Un nouvel Israël ? Dans le roman, agissant en héros positif, Meïr (en hébreu "celui qui illumine") s'oppose au rabbin ultra-conservateur Isaac Todros qui exècre Maïmonide comme ses ancêtres espagnols, fait trembler sa communauté et veille à la maintenir isolée des Goyim, les Gentils. Meïr appartient à l'une des plus riches familles de commerçants, celle des Ezofowicz. Les Todros et les Ezofowicz s'opposent depuis des générations… En s'appuyant sur un manuscrit de son ancêtre Senior, jadis distingué par le roi Zygmunt, Meïr veut réveiller ses compatriotes et les libérer des traditions asphyxiantes des 613 commandements du Talmud quand à son avis dix suffisent bien, ceux de Moïse. En même temps, Meïr s'oppose au rabbin nourri de la kabbale en fréquentant une jeune fille de la secte karaïte reléguée dans sa pauvre chaumière à l'extérieur de la bourgade telle une pestiférée.
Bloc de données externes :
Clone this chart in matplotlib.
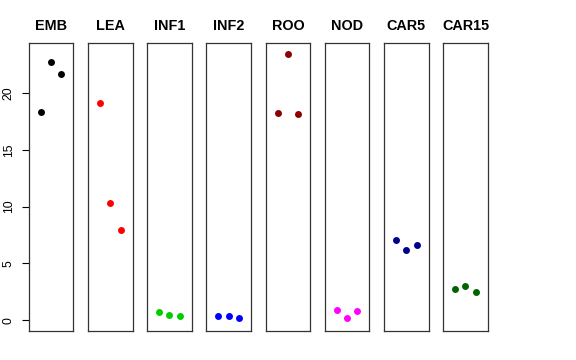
import matplotlib
matplotlib.use("Agg")
import matplotlib.pyplot as plt

plt.rcParams['font.family'] = ['Liberation Sans', 'DejaVu Sans']

tissues = ["EMB", "LEA", "INF1", "INF2", "ROO", "NOD", "CAR5", "CAR15"]
colors = ["#000000", "#FF0000", "#00CD00", "#0000FF", "#8B0000", "#FF00FF", "#00008B", "#006400"]
reps = [1, 2, 3]
values = [
    [18.3, 22.75, 21.66],
    [19.14, 10.32, 7.91],
    [0.70, 0.44, 0.35],
    [0.38, 0.38, 0.23],
    [18.2, 23.45, 18.12],
    [0.91, 0.18, 0.82],
    [7.06, 6.16, 6.6],
    [2.75, 3.02, 2.46],
]
yticks = [0, 5, 10, 15, 20]

fig = plt.figure(figsize=(5.76, 3.6), dpi=100)

left = 28.7 / 576
width = 44.7 / 576
step = 59.2 / 576
bottom = 1 - 331 / 360
height = (331 - 42.7) / 360

for i, name in enumerate(tissues):
    ax = fig.add_axes([left + i * step, bottom, width, height])
    ax.plot(reps, values[i], 'o', color=colors[i], markersize=5.0, markeredgewidth=0)
    ax.set_xlim(-0.16, 4.16)
    ax.set_ylim(-0.94, 24.42)
    ax.set_xticks([])
    ax.set_title(name, fontsize=10.4, fontweight='bold', pad=9)
    for s in ax.spines.values():
        s.set_linewidth(0.9)
        s.set_color('#333333')
    if i == 0:
        ax.set_yticks(yticks)
        ax.set_yticklabels([str(t) for t in yticks], rotation=90, va='center', fontsize=8.8)
        ax.tick_params(axis='y', length=5, width=0.8, pad=5)
    else:
        ax.set_yticks([])

fig.savefig("out.png", dpi=100)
Avec le refus d'épouser l'héritière de la famille Witebski et sa tentative pour empêcher la ruine d'un seigneur polonais quitte à dénoncer l'action de son compatriote Kamionker, incendiaire et trafiquant d'alcool, Meïr se met à dos de nombreuses personnes influentes. Les autorités du shtetl lui font un procès en vue de le bannir ("herem"). Scandale après scandale Meïr se prépare un avenir difficile au risque du bannissement et Golda va payer ses audaces de sa vie. Alors Meïr a-t-il perdu son pari ? L'assimilation des Juifs à la société européenne se faisait surtout à l'ouest du continent. Ici, en Pologne et Russie, de nombreux Juifs allaient bientôt s'engager dans le Bund (socialiste et révolutionnaire), ou émigrer en Amérique, ou militer dans le sionisme : en fait ces choix n'étaient pas ceux que la romancière semblait envisager pour ses amis israélites.
Meïr, Leybelé et Shmul. Dessin de Michal Elwiro Andriolli
Née en 1841, mariée jeune et vite divorcée à 22 ans, la romancière polonaise est à peu près inconnue en France alors qu'en1905 elle faillit partager le Nobel avec Henryk Sienkiewicz. Son mari avait été exilé trois ans en Sibérie en raison de sa participation au soulèvement polonais de 1863 dont l'échec préluda à une russification accrue. Refusant de parler russe, elle entama une carrière de romancière et de noveliste en langue polonaise — au moins quinze titres — pour la plupart disponibles aussi en traduction allemande. Le projet Gutenberg donne deux textes en anglais "The Argonauts" (1899) et "An Obscure Apostle" qui n'est autre que notre "Meïr Ezofowicz" apparemment seule œuvre d'elle disponible en français avec "Le rustre Cham" (en édition club de 1954). Plusieurs de ses œuvres concernent les Juifs : ceux de Pologne dans "Eli Makower"(1875) tandis que "Mirtala" (1886) se passe à Rome dans l'Antiquité. Elle mourut en 1910 à Grodno, aujourd'hui à l'ouest de la Biélorussie.
• Eliza ORZESZKOWA : Meïr Ezofowicz. Traduit du polonais par Ladislas Mickiewicz. Robert Laffont, collection Pavillons, 1983, 294 pages. Illustrations de Michal Elwiro Andriolli (1836-1893). Préface d'Annie Kriegel. Postface d'Alexandre Derczansky.
=> On peut trouver une fiche très élaborée dans l'essai de Gabriella Safran, "Rewriting the Jew : assimilation narratives in the Russian empire" (Stanford University Press, 2000), Chapitre 2, pages 63 et suivantes : The Nation and the Wide World : Elisa Orzeszkowa. Reproduit par Google books. Selon G. Safran le récit d'Orzeszkowa a été basé sur un article de la presse locale concernant un "herem" dans la ville de Shklov. Ne cherchez pas Szybow dans un atlas : c'est pure invention.